By Gerard Donnelly
(Citation: Arnoldia, Spring 2022, arnoldia.arboretum.harvard.edu.)
Planting and watching trees grow takes time. A long time. The lifespan of a tree may be the equivalent of multiple human generations. This is the good and patient work of arboreta, which requires considerable time horizons to achieve many of their purposes. At The Morton Arboretum, in Lisle, Illinois, we call this “tree time.” The time required to establish, test, and evaluate tree collections and develop beautiful, planted landscapes that inspire people’s interest and appreciation is such that only long-term, multigenerational organizations like arboreta can undertake them.

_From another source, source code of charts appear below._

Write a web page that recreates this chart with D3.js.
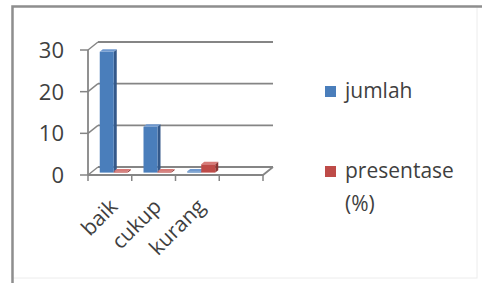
<!DOCTYPE html>
<html>
<head>
<meta charset="utf-8">
<script src="https://cdn.jsdelivr.net/npm/d3@7"></script>
<style>
  html, body { margin: 0; padding: 0; background: #fff; }
  svg { display: block; }
  text { font-family: "Open Sans", Lato, sans-serif; fill: #3f3f3f; }
</style>
</head>
<body>
<div id="chart"></div>
<script>
// chart data
const categories = ['baik', 'cukup', 'kurang', ''];
const seriesNames = ['jumlah', 'presentase (%)'];
const jumlah = [29, 11, 0.3, null];
const presentase = [0.3, 0.3, 2, null];
const yTicks = [0, 10, 20, 30];

const width = 482, height = 283;
const svg = d3.select('#chart').append('svg')
    .attr('width', width)
    .attr('height', height);

// frame
svg.append('rect')
    .attr('x', 12).attr('y', 6)
    .attr('width', 465).attr('height', 272)
    .attr('fill', 'none')
    .attr('stroke', '#ececec');
svg.append('path')
    .attr('d', 'M12.5,283 V6.5 H482')
    .attr('fill', 'none')
    .attr('stroke', '#8e8e8e')
    .attr('stroke-width', 2.5);

// 3D layout
const x0 = 88, x1 = 263;
const DX = 10, DY = -8;      // depth offset of the back wall
const zFront = 0.3, zBack = 0.6;

const x = d3.scaleBand().domain(categories).range([x0, x1]);
const bw = x.bandwidth();
const xs = d3.scaleBand().domain(seriesNames).range([bw * 0.2, bw * 0.84]);
const y = d3.scaleLinear().domain([0, 30]).range([175, 50]);

const colors = {
    'jumlah': { front: '#4a7ebb', side: '#34598a', top: '#6f99cf' },
    'presentase (%)': { front: '#be4b48', side: '#8c3432', top: '#d77b78' }
};

const axisColor = '#858585';
const g = svg.append('g');

// back wall gridlines + side wall diagonals
yTicks.forEach(v => {
    g.append('line')
        .attr('x1', x0 + DX).attr('x2', x1 + DX)
        .attr('y1', y(v) + DY).attr('y2', y(v) + DY)
        .attr('stroke', axisColor).attr('stroke-width', 1.8);
    g.append('line')
        .attr('x1', x0).attr('x2', x0 + DX)
        .attr('y1', y(v)).attr('y2', y(v) + DY)
        .attr('stroke', axisColor).attr('stroke-width', 1.5);
    // tick mark on the value axis
    g.append('line')
        .attr('x1', x0 - 8).attr('x2', x0)
        .attr('y1', y(v)).attr('y2', y(v))
        .attr('stroke', axisColor).attr('stroke-width', 1.5);
});

// vertical axis
g.append('line')
    .attr('x1', x0).attr('x2', x0)
    .attr('y1', y(30)).attr('y2', y(0))
    .attr('stroke', axisColor).attr('stroke-width', 1.8);

// floor front edge + right edge
g.append('path')
    .attr('d', `M${x0},${y(0)} H${x1} L${x1 + DX},${y(0) + DY}`)
    .attr('fill', 'none')
    .attr('stroke', axisColor).attr('stroke-width', 1.8);

// category ticks under the floor
const bounds = categories.map(c => x(c)).concat([x1]);
g.selectAll('.xtick')
    .data(bounds)
    .enter().append('line')
    .attr('class', 'xtick')
    .attr('x1', d => d).attr('x2', d => d)
    .attr('y1', y(0)).attr('y2', y(0) + 6)
    .attr('stroke', axisColor).attr('stroke-width', 1.5);

// y labels
g.selectAll('.ylabel')
    .data(yTicks)
    .enter().append('text')
    .attr('class', 'ylabel')
    .attr('x', 64)
    .attr('y', d => y(d))
    .attr('dy', '0.36em')
    .attr('text-anchor', 'end')
    .style('font-size', '22px')
    .text(d => d);

// category labels
g.selectAll('.xlabel')
    .data(categories.filter(c => c))
    .enter().append('text')
    .attr('class', 'xlabel')
    .attr('text-anchor', 'end')
    .style('font-size', '21px')
    .attr('transform', d => `translate(${x(d) + bw / 2 + 9},${y(0) + 33}) rotate(-45)`)
    .text(d => d);

// bars
const bars = [];
categories.forEach((c, i) => {
    [[seriesNames[0], jumlah[i]], [seriesNames[1], presentase[i]]].forEach(([s, v]) => {
        if (v === null) return;
        bars.push({ cat: c, series: s, value: v });
    });
});

const barW = xs.bandwidth();
const ddx = DX * (zBack - zFront), ddy = DY * (zBack - zFront);

bars.forEach(b => {
    const left = x(b.cat) + xs(b.series) + DX * zFront;
    const right = left + barW;
    const top = y(b.value) + DY * zFront;
    const bottom = y(0) + DY * zFront;
    const col = colors[b.series];
    // side face
    g.append('path')
        .attr('d', `M${right},${top} L${right + ddx},${top + ddy} L${right + ddx},${bottom + ddy} L${right},${bottom} Z`)
        .attr('fill', col.side);
    // front face
    g.append('rect')
        .attr('x', left).attr('y', top)
        .attr('width', barW).attr('height', bottom - top)
        .attr('fill', col.front);
    // top face
    g.append('path')
        .attr('d', `M${left},${top} L${left + ddx},${top + ddy} L${right + ddx},${top + ddy} L${right},${top} Z`)
        .attr('fill', col.top);
});

// legend
const legend = svg.append('g');
const legendRows = [
    { name: seriesNames[0], lines: ['jumlah'], y: 86 },
    { name: seriesNames[1], lines: ['presentase', '(%)'], y: 166 }
];
legendRows.forEach(r => {
    legend.append('rect')
        .attr('x', 325).attr('y', r.y)
        .attr('width', 11).attr('height', 11)
        .attr('fill', colors[r.name].front);
    const t = legend.append('text')
        .attr('x', 345)
        .attr('y', r.y + 12)
        .style('font-size', '21px');
    r.lines.forEach((line, k) => {
        t.append('tspan')
            .attr('x', 345)
            .attr('dy', k === 0 ? 0 : 33)
            .text(line);
    });
});
</script>
</body>
</html>
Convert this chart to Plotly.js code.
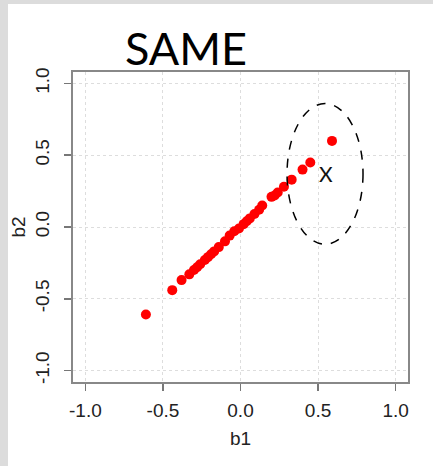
<!DOCTYPE html>
<html>
<head>
<meta charset="utf-8">
<script src="https://cdn.plot.ly/plotly-3.0.1.min.js"></script>
<style>
html,body{margin:0;padding:0;background:#dcdcdc;width:433px;height:466px;overflow:hidden;}
#plot{position:absolute;left:8px;top:4px;width:425px;height:462px;background:#fff;}
</style>
</head>
<body>
<div id="plot"></div>
<script>
const b1 = [-0.61,-0.44,-0.38,-0.33,-0.30,-0.28,-0.26,-0.23,-0.21,-0.19,-0.17,-0.14,-0.10,-0.07,-0.04,-0.01,0.02,0.04,0.06,0.09,0.12,0.14,0.20,0.22,0.24,0.28,0.33,0.40,0.45,0.59];
const b2 = [-0.61,-0.44,-0.37,-0.33,-0.30,-0.28,-0.26,-0.23,-0.21,-0.19,-0.17,-0.14,-0.10,-0.06,-0.03,-0.01,0.02,0.04,0.06,0.09,0.12,0.15,0.21,0.22,0.24,0.28,0.33,0.40,0.45,0.60];
const tickVals = [-1.0,-0.5,0.0,0.5,1.0];
const tickText = ["-1.0","-0.5","0.0","0.5","1.0"];
const titleText = "SAME";
const markLabel = "X";
const markPos = [0.55, 0.37];
const ellipseBox = {x0:0.30, x1:0.79, y0:-0.12, y1:0.86};

const tickFont = {family:"Liberation Sans, Arial, sans-serif", size:19, color:"#222"};
const axisCommon = {
  range:[-1.08,1.08], tickvals:tickVals, ticktext:tickText, ticks:"outside",
  ticklen:7, tickwidth:1.5, tickcolor:"#777", showline:true, mirror:true,
  linecolor:"#888", linewidth:2, showgrid:true, gridcolor:"#dddddd", griddash:"dot",
  gridwidth:1, zeroline:false, tickfont:tickFont, fixedrange:true
};

const trace = {
  x:b1, y:b2, type:"scatter", mode:"markers",
  marker:{color:"#ff0000", size:10, line:{width:0}}, hoverinfo:"none"
};

const layout = {
  width:425, height:462,
  margin:{l:64.7, r:25.3, t:68, b:84},
  paper_bgcolor:"#ffffff", plot_bgcolor:"#ffffff",
  showlegend:false,
  xaxis:Object.assign({}, axisCommon, {
    ticklabelstandoff:3,
    title:{text:"b1", font:{family:"Liberation Sans, Arial, sans-serif", size:19, color:"#222"}, standoff:12}
  }),
  yaxis:Object.assign({}, axisCommon, {
    tickangle:-90,
    ticklabelstandoff:7,
    title:{text:"b2", font:{family:"Liberation Sans, Arial, sans-serif", size:19, color:"#222"}, standoff:8}
  }),
  shapes:[{
    type:"circle", xref:"x", yref:"y",
    x0:ellipseBox.x0, x1:ellipseBox.x1, y0:ellipseBox.y0, y1:ellipseBox.y1,
    line:{color:"#000", width:1.5, dash:"dash"}
  }],
  annotations:[
    {text:titleText, xref:"x", yref:"paper", x:-0.352, y:1.078, xanchor:"center", yanchor:"middle",
     showarrow:false, font:{family:"Lato, sans-serif", size:45, color:"#000"}},
    {text:markLabel, xref:"x", yref:"y", x:markPos[0], y:markPos[1], xanchor:"center", yanchor:"middle",
     showarrow:false, font:{family:"Lato, sans-serif", size:21, color:"#111"}}
  ]
};

Plotly.newPlot("plot", [trace], layout, {staticPlot:true, displayModeBar:false});
</script>
</body>
</html>
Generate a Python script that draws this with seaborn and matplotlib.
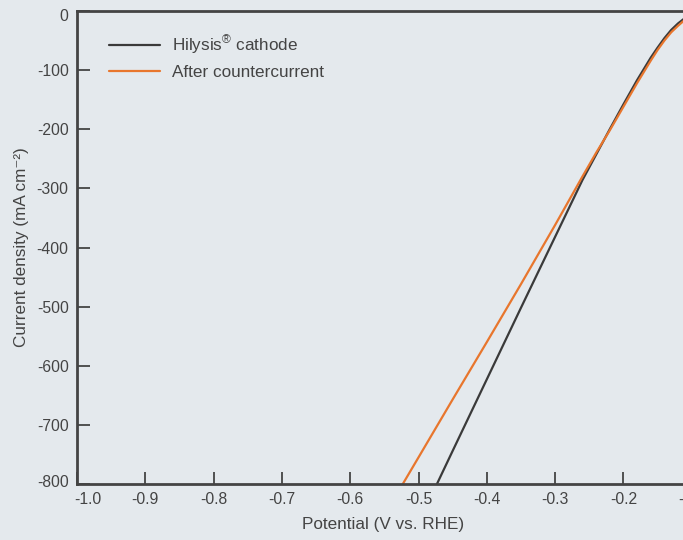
import numpy as np
import pandas as pd
import matplotlib
matplotlib.use("Agg")
import matplotlib.pyplot as plt
import matplotlib.transforms as mtransforms
import seaborn as sns

# values
hilysis_x = [-0.52, -0.473, -0.45, -0.40, -0.35, -0.30, -0.26, -0.24, -0.22, -0.20, -0.18, -0.16, -0.15, -0.14, -0.13, -0.12, -0.11, -0.10, -0.09, -0.08]
hilysis_y = [-915, -800, -744, -623, -502, -382, -286, -243, -200, -158, -117, -79, -62, -46, -32, -21, -12, -5, -1, 0]
counter_x = [-0.55, -0.523, -0.50, -0.45, -0.40, -0.35, -0.30, -0.26, -0.24, -0.22, -0.20, -0.18, -0.16, -0.15, -0.14, -0.13, -0.12, -0.11, -0.10, -0.09, -0.08]
counter_y = [-853, -800, -755, -657, -560, -462, -362, -280, -240, -202, -162, -122, -84, -66, -50, -36, -25, -15, -8, -2, 0]

xticks = [-1.0, -0.9, -0.8, -0.7, -0.6, -0.5, -0.4, -0.3, -0.2, -0.1, 0.0]
yticks = [0, -100, -200, -300, -400, -500, -600, -700, -800]

df = pd.concat([
    pd.DataFrame({"x": hilysis_x, "y": hilysis_y, "s": "Hilysis$^{\u00ae}$ cathode"}),
    pd.DataFrame({"x": counter_x, "y": counter_y, "s": "After countercurrent"}),
])

bg = "#e4e9ed"
ink = "#444444"
sns.set_style("ticks")
plt.rcParams["font.family"] = ["Liberation Sans", "DejaVu Sans"]
plt.rcParams["mathtext.fontset"] = "custom"
plt.rcParams["mathtext.rm"] = "Liberation Sans"

fig = plt.figure(figsize=(6.83, 5.4), dpi=100, facecolor=bg)
ax = fig.add_axes([77 / 683, 56 / 540, 1.0, 473 / 540])
ax.set_facecolor(bg)

sns.lineplot(data=df, x="x", y="y", hue="s", sort=False, ax=ax,
             palette=["#3a3a3a", "#e8762d"], linewidth=1.6)

ax.set_xlim(-1.0, 0.0)
ax.set_ylim(-800, 0)
ax.set_xticks(xticks)
ax.set_yticks(yticks)
ax.set_xticklabels([f"{t:.1f}" for t in xticks])
ax.set_yticklabels([str(t) for t in yticks])
ax.tick_params(direction="in", length=9, width=1.3, colors=ink, labelsize=11.3, pad=6)
for sp in ax.spines.values():
    sp.set_color(ink)
    sp.set_linewidth(2)

# small nudges to the corner labels, like the reference
xl = ax.get_xticklabels()
xl[0].set_transform(xl[0].get_transform() + mtransforms.ScaledTranslation(11 / 100, 0, fig.dpi_scale_trans))
yl = ax.get_yticklabels()
yl[0].set_transform(yl[0].get_transform() + mtransforms.ScaledTranslation(0, -4 / 100, fig.dpi_scale_trans))
yl[-1].set_transform(yl[-1].get_transform() + mtransforms.ScaledTranslation(0, 3 / 100, fig.dpi_scale_trans))

ax.set_xlabel("Potential (V vs. RHE)", fontsize=12.3, color=ink)
ax.xaxis.set_label_coords(306 / 683, -0.07)
ax.set_ylabel("Current density (mA cm\u207b\u00b2)", fontsize=12.3, color=ink)
ax.yaxis.set_label_coords(-0.071, 0.5)

leg = ax.legend(loc="upper left", bbox_to_anchor=(0.024, 0.985), frameon=False,
                fontsize=12.3, handlelength=3.0, handletextpad=0.7, labelspacing=0.45)
for t in leg.get_texts():
    t.set_color(ink)

fig.savefig("out.png", dpi=100, facecolor=bg)
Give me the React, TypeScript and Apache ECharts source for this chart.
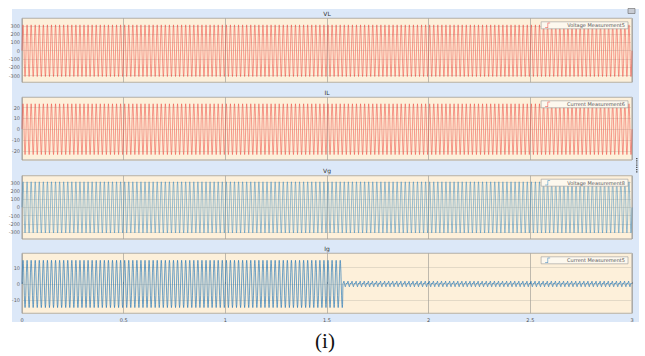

Given these timescales, I like to say that it is good to be old if you are an arboretum. This year, The Morton Arboretum is celebrating its centennial year, having been established by Joy Morton in 1922. Morton had been encouraged and advised by Charles Sprague Sargent of the then-fifty-year-old Arnold Arboretum of Harvard University. The Arnold Arboretum is celebrating its sesquicentennial year, founded in 1872, the same year Morton’s father, J. Sterling Morton, established Arbor Day in Nebraska. The Arbor Day Foundation, created fifty years ago, in 1972, upon the Morton-family legacy of planting trees, is advocating for tree planting on the occasion of its anniversary with a theme of “A Time for Trees.”